本站小编为你精心准备了谈水资源与公众参与的网络治理参考范文,愿这些范文能点燃您思维的火花,激发您的写作灵感。欢迎深入阅读并收藏。
一、“公众参与”的水资源网络治理的必然性
(一)水资源的多维属性矛盾导致水资源共享冲突
水资源同时具有生态、经济与社会的多维属性,但这些属性之间存在着矛盾。水资源的共享冲突可能涉及不同利益主体,冲突的原因主要包括两种类型:第一类是使用过程的外部性带来的,即由于水资源固有的流动性使得上下游区域之间会因水污染、取水不公等造成冲突和矛盾,这类冲突不直接涉及生产经营活动,可称为社会及自然资源共享冲突。第二类是生产经营过程中水资源在各行业部门之间的配置引起的共享冲突,即配置过程中效率过低或交易成本过高而引发部门之间的冲突和矛盾,这类型的冲突是由水资源的经济贡献引起的,称为经济资源冲突。水资源属性的多维性导致水资源涉及多重利益主体,相对于其他公共资源管理而言,更具有复杂性。我国的水资源管理,目前仍然是基于行政垂直结构的单一体制,难以协调多维属性间的体制性矛盾。因此,需要改变传统单一政府为决策主体的水资源管理体制,将涉及到的多元主体纳入水资源管理之中。
(二)生态考核弱化导致地方政府水资源管理失灵
水资源作为区域公共资源,应是所在行政区的重要公共管理职能所在。但是,在现实的治理实践中,相对于其他经济指标而言,资源和水环境的治理的绩效显示度低、监测困难、实施成本高,因而被地方政府忽略。首先,地方政府的行为动力主要来自于经济目标激励。在财政分权的背景下,我国地方政府追求本地财政收入的增长最大化,从而实现其预算需求。另外,也来自于地区官员排序的追求,周黎安(2007)在LazearandRosen模型基础上提出了我国地方政府的“政治锦标赛”模型,该模型解释了地方政府的行为动因,在政治锦标赛基本行政体制框架下,地方政府通过竞争追求与其他相关地区领导人之间的排位。中央政府对地方政府官员进行制度性的绩效考核,这种考核以经济发展速度(即GDP增长速度)为最主要指标,这使得关心职位晋升的地方政府官员很强调增加GDP的激励(王哲伟,2012)。因此,地方政府相对于经济指标而言,生态环境改进的指标往往被淡化。其次,地方政府的水资源治理成果考核存在困境。一是指标难以量化。相对于国民经济较为成熟的考核指标体系而言,自然环境治理作为一种政府职能在考核中的指标体系,量化工作往往比较困难。由于水资源的多重属性,很难用一个简单的指标进行量化考核,而且由于考核体系需要所有参与考核的机构和人员公共认可并掌握,因此量化较为困难。二是成果难以被监测。即使水资源治理的考核可以被量化,但是其绩效的归属都难以被衡量。因为水资源作为一种自然资源,其巨大的空间外部性的存在使得其被改善或恶化,均难以被有效观察和地方政府本身的行为投入之间的直接关系,这就使得地方政府进行搭便车。最后,对于人民生活和企业生产来说,水资源和环境的改变,对于受众来说可以直接获取其改变的效果,但是地方政府获取这种信息需要付出较大的成本。因此,水资源治理的效果假如由地方政府进行统计,将面临巨大的操作成本。
(三)公众参与的行为受到内外环境的影响制约
基于公众参与的水资源多元主体治理结构优于原有单一垂直式结构,然而在现实中,由于各种障碍,使得公众参与的水资源管理难以有效进行。

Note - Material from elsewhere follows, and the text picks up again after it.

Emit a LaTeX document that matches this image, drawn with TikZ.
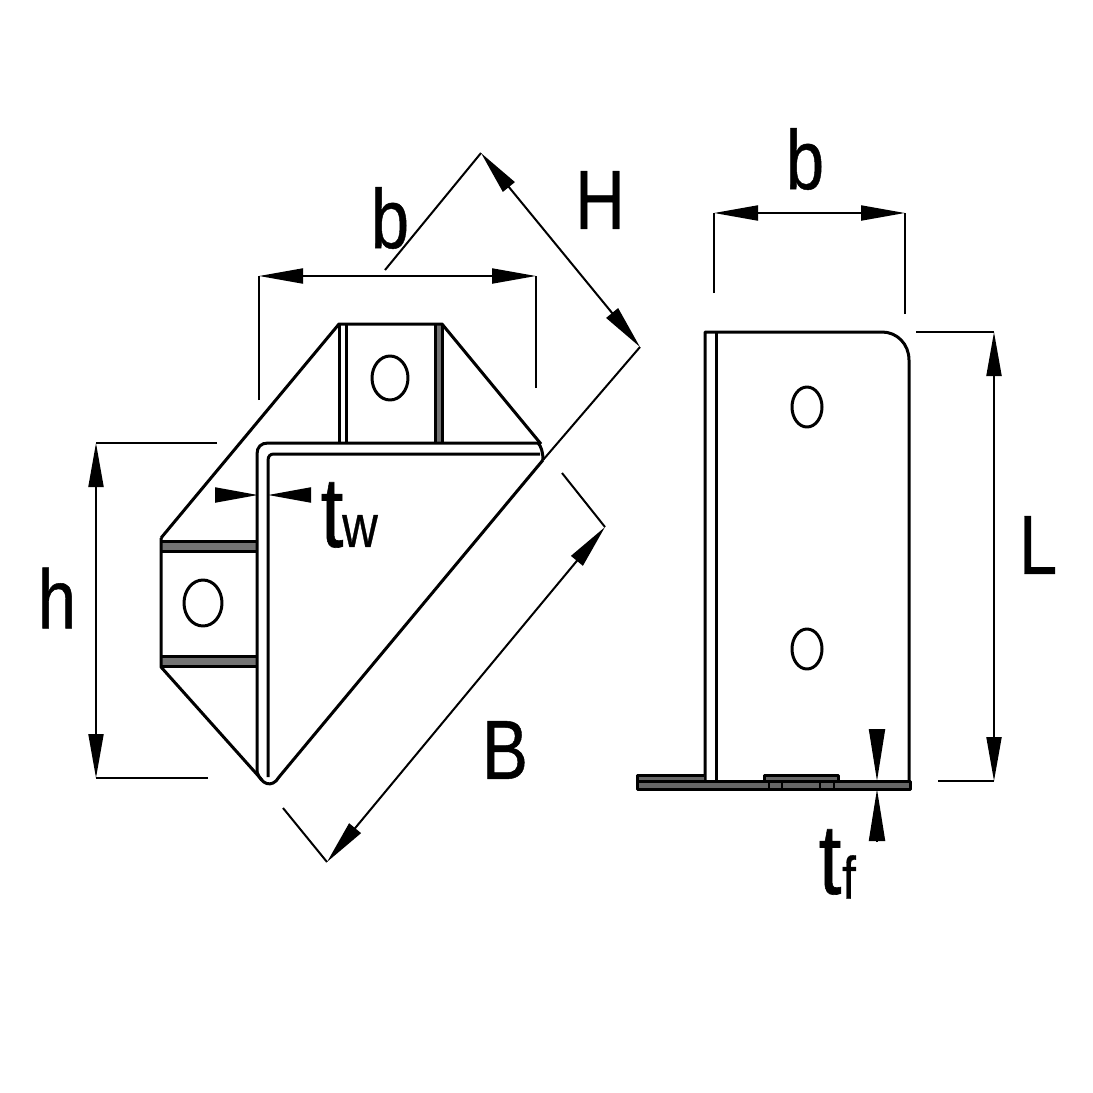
\documentclass[tikz,border=0pt]{standalone}
\usepackage{fontspec}
\setmainfont{Liberation Sans}
\newfontfamily\labfont[FakeBold=0.6]{Liberation Sans}
\usetikzlibrary{arrows.meta}
\tikzset{
  part/.style={draw=black,line width=3pt,line join=round},
  thin part/.style={draw=black,line width=2pt},
  extline/.style={draw=black,line width=2pt},
  dimline/.style={draw=black,line width=2pt,{Triangle[length=44pt,width=15pt]}-{Triangle[length=44pt,width=15pt]}},
  tipin/.style={draw=black,line width=2pt,-{Triangle[length=43pt,width=15pt]}},
  tipf/.style={draw=black,line width=2pt,-{Triangle[length=52pt,width=16pt]}},
  lab/.style={inner sep=0pt,font=\labfont\fontsize{84pt}{84pt}\selectfont,xscale=.82,text=black},
  tlab/.style={inner sep=0pt,font=\labfont\fontsize{100pt}{100pt}\selectfont,xscale=.82,text=black},
  sub/.style={inner sep=0pt,font=\labfont\fontsize{60pt}{60pt}\selectfont,xscale=.82,text=black}
}
\begin{document}
\begin{tikzpicture}[x=1pt,y=-1pt]
\useasboundingbox (0,0) rectangle (1093,1093);
\fill[white] (0,0) rectangle (1093,1093);
% ---- left view, fills
\fill[black!55] (161,541) rectangle (257,551) (161,656) rectangle (257,666) (436,324) rectangle (442,443);
% ---- left view, outline
\draw[part] (161,538) -- (339,324) -- (442,324) -- (541,444);
\draw[part] (161,538) -- (161,667) -- (262,780);
\draw[part] (339,324) -- (339,443) (346,324) -- (346,443);
\draw[part] (435,324) -- (435,443) (442,324) -- (442,443);
\draw[part] (161,541) -- (257,541) (161,551) -- (257,551);
\draw[part] (161,656) -- (257,656) (161,666) -- (257,666);
% bent web and flange
\draw[part] (257,772) -- (257,454) .. controls (257,447) and (261,443) .. (268,443) -- (538,443) .. controls (541,446) and (543,452) .. (543,460);
\draw[part] (268,777) -- (268,461) .. controls (268,456) and (270,454) .. (274,454) -- (540,454);
\draw[part] (257,772) .. controls (261,784) and (272,789) .. (279,777) -- (543,460);
% holes
\draw[part] (390,378) ellipse[x radius=18,y radius=22];
\draw[part] (203,603) ellipse[x radius=19,y radius=23];
% ---- right view
\draw[part] (705,781) -- (705,332) -- (882,332) .. controls (897,332) and (909,344) .. (909,360) -- (909,781);
\draw[part] (716,781) -- (716,332);
\draw[part] (807,407) ellipse[x radius=15,y radius=20];
\draw[part] (807,649) ellipse[x radius=15,y radius=20];
% base plate
\fill[black!60] (637,781) rectangle (910,789) (637,775) rectangle (704,781) (764,775) rectangle (838,781);
\draw[part] (637,781) rectangle (910,789);
\draw[part] (637,781) -- (637,775) -- (704,775);
\draw[part] (764,781) -- (764,775) -- (838,775) -- (838,781);
\draw[thin part] (769,781) -- (769,789) (782,781) -- (782,789) (820,781) -- (820,789) (834,781) -- (834,789);
% ---- dimensions, left view
\coordinate (hT) at (96,443); \coordinate (hB) at (96,778);
\coordinate (hTe) at (217,443); \coordinate (hBe) at (208,778);
\draw[extline] (hTe) -- (hT) (hBe) -- (hB);
\draw[dimline] (hT) -- (hB);
\coordinate (bL) at (259,276); \coordinate (bR) at (536,276);
\coordinate (bLe) at (259,400); \coordinate (bRe) at (536,388);
\draw[extline] (bLe) -- (bL) (bRe) -- (bR);
\draw[dimline] (bL) -- (bR);
\coordinate (HA) at (481,153); \coordinate (HB) at (640,347);
\coordinate (HAe) at (385,270); \coordinate (HBe) at (543,460);
\draw[extline] (HAe) -- (HA) (HBe) -- (HB);
\draw[dimline] (HA) -- (HB);
\coordinate (BA) at (605,527); \coordinate (BB) at (327,862);
\coordinate (BAe) at (562,473); \coordinate (BBe) at (283,808);
\draw[extline] (BAe) -- (BA) (BBe) -- (BB);
\draw[dimline] (BA) -- (BB);
\coordinate (twL) at (215,495); \coordinate (twLt) at (258,495);
\coordinate (twR) at (310,495); \coordinate (twRt) at (268,495);
\draw[tipin] (twL) -- (twLt);
\draw[tipin] (twR) -- (twRt);
% ---- dimensions, right view
\coordinate (b2L) at (714,213); \coordinate (b2R) at (905,213);
\coordinate (b2Le) at (714,293); \coordinate (b2Re) at (905,314);
\draw[extline] (b2Le) -- (b2L) (b2Re) -- (b2R);
\draw[dimline] (b2L) -- (b2R);
\coordinate (LT) at (994,332); \coordinate (LB) at (994,781);
\coordinate (LTe) at (916,332); \coordinate (LBe) at (938,781);
\draw[extline] (LTe) -- (LT) (LBe) -- (LB);
\draw[dimline] (LT) -- (LB);
\coordinate (tfA) at (877,729); \coordinate (tfAt) at (877,781);
\coordinate (tfB) at (877,842); \coordinate (tfBt) at (877,789);
\draw[tipf] (tfA) -- (tfAt);
\draw[tipf] (tfB) -- (tfBt);
% ---- labels
\node[lab] (lb1) at (390,218) {b};
\node[lab] (lH) at (600,200) {H};
\node[lab] (lh) at (57,598) {h};
\node[lab] (lL) at (1038,545) {L};
\node[lab] (lB) at (505,750) {B};
\node[lab] (lb2) at (805,159) {b};
\node[tlab] (lt1) at (332,515) {t};
\node[sub] (lw) at (360,531) {w};
\node[tlab] (lt2) at (830,862) {t};
\node[sub] (lf) at (849,877) {f};
\end{tikzpicture}
\end{document}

1.我国公众参与水资源治理在思想意识上存在认识不足。
我国公众参与的行为往往受到政治文化的影响,传统的官本位思想在公众中还是根深蒂固,这在一定程度上抑制了公众参与意识的提高,主动积极的参与行为往往很难被公众接受。“公众环保指数”是刻画公众参与生态保护程度的指标,国家环保总局和中国环境文化促进会于2008年联合编制了我国的“公众环保指数”。调查编制的结果揭示了我国公众在环境保护中的参与程度非常低,知道环境问题免费举报电话的不到1/5(仅占16%);这当中知道并打过该电话的不到1/2(仅占9.2%)(毕霞、杨慧明、于丹丹,2010)。由此可见,我国的现状是公众的环保知识欠缺,公众参与程度低,在实际发生环境或生态问题时,公众没有渠道或者没有制度保障来理性表达自己的利益诉求,从而也降低了公众参与的积极性。
2.参与权未明确,抑制了公众参与水资源治理的动力。
由于我国对公众对水资源及水环境的使用权、知情权、参与权等一系列产权在法律上未做较为明确的界定,公众在参与水资源管理中难以找到适合的制度保障工具进行参与。尤其是对公民拥有环境权未作出明确界定,使得公民难以衡量自身权利是否遭到破坏,以及损失承担归属问题,缺乏公民参与的制度保障,致使公民参与动力不足。
3.公众进行参与水资源治理受到理性选择影响。
一是搭便车的可能性,即使公众拥有了明确的环境权,但是由于对于公民而言,自然环境与资源的治理是一种公共产品,其收益具有较强的正外部性,因此公众可能会等待其他公众参与,享有其他公众参与的成果。二是集体行动的成本,即使公众不选择搭便车,但是单个公民参与难以奏效,必须要有集体行动的力量做基础,且集体行动组织成本较高,这种组织成本便是一种交易成本。按照科斯定理的观点,由于交易成本的存在,使得公共资源的治理结构发生变化,当公众的组织成本大于其可能的潜在收益时,集体行动的动力将被抑制。三是知识与信息不足,对于公众而言就算解决了共同认识,也不能有效地解决共同知识的问题。对公共资源的治理,知识信息的传播是十分重要的,水资源的重要性是不争的共识,但是有关水资源保护与治理的相关知识和信息存在严重的不对称或者不充分现象。在我国没有获取有关水资源知识信息的权威途径、手段和平台,无论是公众还是管理部门对知识信息的掌握都是不完备的,彼此之间也很难沟通交流,这就使得利益相关者之间存在较大的信息鸿沟,在遇到水资源治理问题时影响彼此的认同程度,从而有进一步激化矛盾。信息鸿沟导致高昂的交易成本不仅降低了跨界水资源冲突的治理效率,更成为公众参与水资源管理的基础性障碍。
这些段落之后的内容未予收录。